In the past few days, the B.C. Teachers’ Federation and the employer have met with the education minister and a labour mediator. On Friday, bargaining committees from both sides met at a hotel in Richmond, south of Vancouver.
Jordan Tinney, superintendent of the Surrey School District, has written a letter to parents, saying his district could still manage to open schools if a deal is reached as late as Monday evening.
“If there is a deal even at the last minute, we will do everything possible to open schools right away,” Tinney wrote. “We believe we will be able to open doors and begin our opening routines on short notice even if things will be unsettled to start.”
He said the B.C. Public School Employers’ Association, which bargains for the government, has informed the district the timing of school openings will probably be part of the negotiations with teachers.
The superintendent for the Victoria area, Sherri Bell, said it’s unlikely school will start Tuesday, but she said her district won’t make a final decision about classes until Monday.
Districts in Richmond and Prince George also said they are not ready to tell parents what they should expect next week.
Monica Pamer, superintendent of the Richmond School District, said she hopes to tell parents whether schools will opening by Monday, but she acknowledged it will be very difficult to say if and when classes begin.
“We’re doing our best with this — it’s very challenging,” said Pamer. “I really appreciate the frustration that parents must be feeling.”
Sharel Warrington, the chair of the Prince George school district, said the city’s board of education will be watching bargaining developments very closely throughout the long weekend before making a decision on opening schools.
“At this point, it all hinges on the results of the negotiations,” she said.
Warrington said it is unclear if schools can be opened on time if a last-minute deal is struck, because preparation time may be needed before classes begin.

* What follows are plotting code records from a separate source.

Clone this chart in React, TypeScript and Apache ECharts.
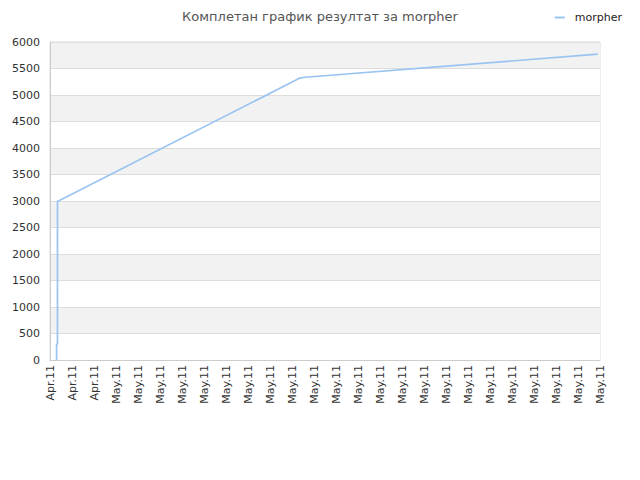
import * as echarts from "echarts";
import { useEffect, useRef } from "react";

// x-axis tick labels (one per tick, 26 ticks)
const tickLabels = [
  "Apr.11", "Apr.11", "Apr.11",
  "May.11", "May.11", "May.11", "May.11", "May.11", "May.11", "May.11",
  "May.11", "May.11", "May.11", "May.11", "May.11", "May.11", "May.11",
  "May.11", "May.11", "May.11", "May.11", "May.11", "May.11", "May.11",
  "May.11", "May.11",
];

// series "morpher": position along the x axis (in tick units) and score
const positions = [0.3, 0.3, 0.34, 0.34, 11.36, 11.6, 24.9];
const values = [0, 300, 300, 2990, 5320, 5335, 5770];

const App = () => {
  const chartRef = useRef(null);

  useEffect(() => {
    const chart = echarts.init(chartRef.current, null, { renderer: "svg" });
    const font = "DejaVu Sans, Verdana, sans-serif";
    chart.setOption({
      animation: false,
      title: {
        text: "Комплетан график резултат за morpher",
        left: "center",
        top: 5,
        textStyle: { fontFamily: font, fontSize: 13, fontWeight: "normal", color: "#555" },
      },
      legend: {
        right: 13,
        top: 7,
        icon: "rect",
        itemWidth: 10,
        itemHeight: 2,
        itemGap: 8,
        textStyle: { fontFamily: font, fontSize: 11, color: "#222", padding: [0, 0, 0, 5] },
        data: ["morpher"],
      },
      grid: {
        left: 50,
        right: 40,
        top: 42,
        bottom: 120,
        show: true,
        borderColor: "#ddd",
        borderWidth: 1,
        backgroundColor: "transparent",
      },
      xAxis: {
        type: "value",
        min: 0,
        max: tickLabels.length - 1,
        interval: 1,
        axisLine: { show: true, lineStyle: { color: "#ccc" } },
        axisTick: { show: false },
        splitLine: { show: false },
        axisLabel: {
          rotate: 90,
          margin: 5,
          fontFamily: font,
          fontSize: 11,
          color: "#333",
          showMinLabel: true,
          showMaxLabel: true,
          formatter: (v: number) => tickLabels[Math.round(v)] ?? "",
        },
      },
      yAxis: {
        type: "value",
        min: 0,
        max: 6000,
        interval: 500,
        axisLine: { show: true, lineStyle: { color: "#ccc" } },
        axisTick: { show: false },
        axisLabel: {
          fontFamily: font,
          fontSize: 11,
          color: "#333",
          margin: 10,
          formatter: (v: number) => String(v),
        },
        splitLine: { show: true, lineStyle: { color: "#ddd" } },
        splitArea: { show: true, areaStyle: { color: ["#ffffff", "#f2f2f2"] } },
      },
      series: [
        {
          name: "morpher",
          type: "line",
          showSymbol: false,
          symbol: "none",
          color: "#99c4f2",
          lineStyle: { width: 1.7, color: "#99c4f2" },
          data: positions.map((p, i) => [p, values[i]]),
        },
      ],
    });
    return () => {
      chart.dispose();
    };
  }, []);

  return (
    <div
      ref={chartRef}
      style={{ position: "absolute", left: 0, top: 0, width: 640, height: 480 }}
    />
  );
};

export default App;
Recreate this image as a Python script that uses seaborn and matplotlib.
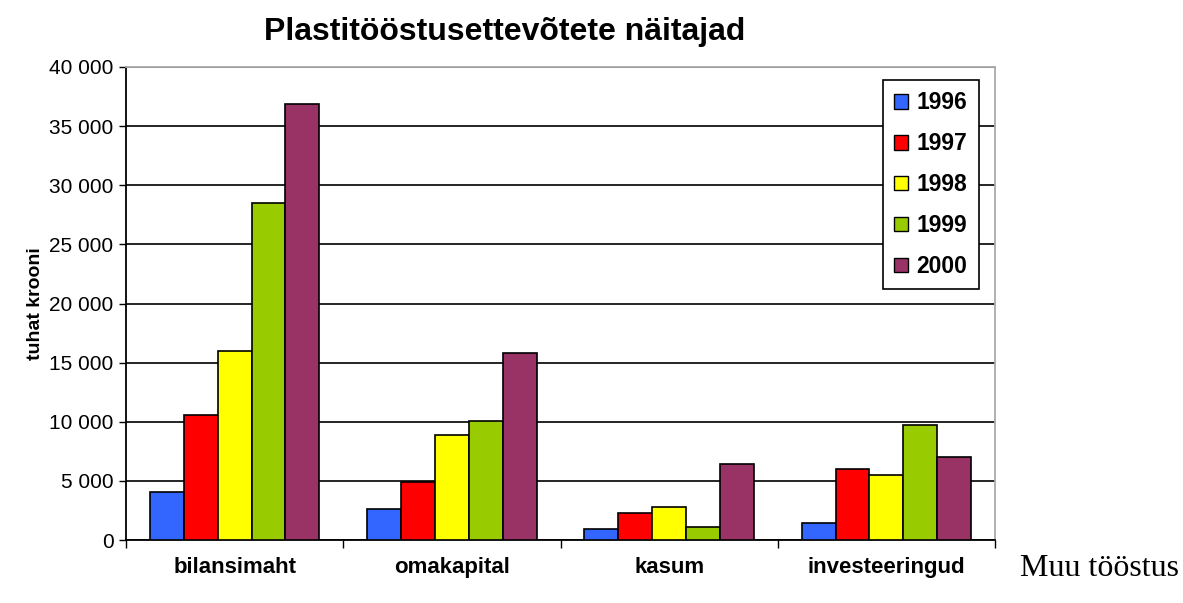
import matplotlib
matplotlib.use("Agg")
import matplotlib.pyplot as plt
import seaborn as sns
import pandas as pd
from matplotlib.ticker import FuncFormatter, FixedLocator

categories = ["bilansimaht", "omakapital", "kasum", "investeeringud"]
years = ["1996", "1997", "1998", "1999", "2000"]
v1996 = [4100, 2600, 950, 1450]
v1997 = [10600, 4900, 2300, 6000]
v1998 = [16000, 8900, 2800, 5500]
v1999 = [28500, 10100, 1100, 9750]
v2000 = [36850, 15850, 6400, 7050]
colors = ["#3366ff", "#ff0000", "#ffff00", "#99cc00", "#993366"]

series = [v1996, v1997, v1998, v1999, v2000]
rows = []
for y, vals in zip(years, series):
    for c, v in zip(categories, vals):
        rows.append({"cat": c, "year": y, "value": v})
df = pd.DataFrame(rows)

sns.set_theme(style="white")
plt.rcParams["font.family"] = ["Liberation Sans", "DejaVu Sans"]
for k in ["text.color", "axes.labelcolor", "xtick.color", "ytick.color"]:
    plt.rcParams[k] = "black"

fig = plt.figure(figsize=(11.83, 6.03), dpi=100)
ax = fig.add_axes([126/1183, 63/603, (995-126)/1183, (540-67)/603])

sns.barplot(data=df, x="cat", y="value", hue="year", order=categories,
            hue_order=years, palette=colors, width=0.78, dodge=True,
            edgecolor="black", linewidth=1.2, saturation=1, ax=ax, zorder=3)

ax.set_ylim(0, 40000)
ax.set_xlim(-0.5, 3.5)
ax.set_yticks(range(0, 40001, 5000))
ax.yaxis.set_major_formatter(FuncFormatter(lambda v, p: f"{int(v):,}".replace(",", " ")))
ax.yaxis.grid(True, color="black", linewidth=1.2, zorder=0)
ax.set_axisbelow(True)
ax.tick_params(axis="y", which="major", direction="out", length=5, width=1, color="black",
               labelsize=15, labelcolor="black", pad=4, left=True)
ax.tick_params(axis="x", which="major", length=0, labelsize=16, pad=12)
ax.xaxis.set_minor_locator(FixedLocator([-0.5, 0.5, 1.5, 2.5, 3.5]))
ax.tick_params(axis="x", which="minor", direction="out", length=6, width=1, color="black", bottom=True)
for lbl in ax.get_xticklabels():
    lbl.set_fontweight("bold")

ax.spines["left"].set_color("black")
ax.spines["bottom"].set_color("black")
ax.spines["top"].set_color("#aaaaaa")
ax.spines["right"].set_color("#aaaaaa")
for s in ax.spines.values():
    s.set_linewidth(1.3)

ax.set_xlabel("")
ax.set_ylabel("tuhat krooni", fontsize=14, fontweight="bold", labelpad=4)

fig.text(505/1183, 1 - 32/603, "Plastitööstusettevõtete näitajad",
         ha="center", va="center", fontsize=23, fontweight="bold")

leg = ax.legend(loc="upper left", bbox_to_anchor=((883-126)/869, (540-80)/473),
                frameon=True, fancybox=False, edgecolor="black", framealpha=1,
                handlelength=0.6, handleheight=0.6, handletextpad=0.35,
                labelspacing=0.78, borderpad=0.5, borderaxespad=0,
                prop={"weight": "bold", "size": 16.5})
leg.get_frame().set_linewidth(1.2)
for h in leg.legend_handles:
    h.set_edgecolor("black")
    h.set_linewidth(1)

fig.text(1020/1183, 1 - 568/603, "Muu tööstus", ha="left", va="center",
         fontsize=23, family=["Liberation Serif", "DejaVu Serif"])

fig.savefig("out.png", dpi=100)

Superintendent Dianne Turner of the Delta School District echoed that uncertainty.
“I remain hopeful that a deal will be reached over the weekend, enabling school to start next week,” said Turner. “I ask that all families prepare for school to begin the week of Sept. 2 to 5.”
On Wednesday, Jim Iker of the teachers’ union and government negotiator Peter Cameron met with Education Minister Peter Fassbender in Victoria, who asked both sides to set aside some of the most divisive issues, suspend strikes or lockouts and start mediation.
Cameron and Iker then held what has been called an exploratory talk the following day with labour mediator Vince Ready, who was leading the meeting on Friday.
The B.C. Teachers’ Federation confirmed Iker had booked a room in the hotel where the meeting was taking place on Friday.
The province’s 40,000 public school teachers went on strike two weeks before the end of the school year, booting half a million students out of class before summer vacation.
The sticking points of the dispute are wages and issues such as class size and composition.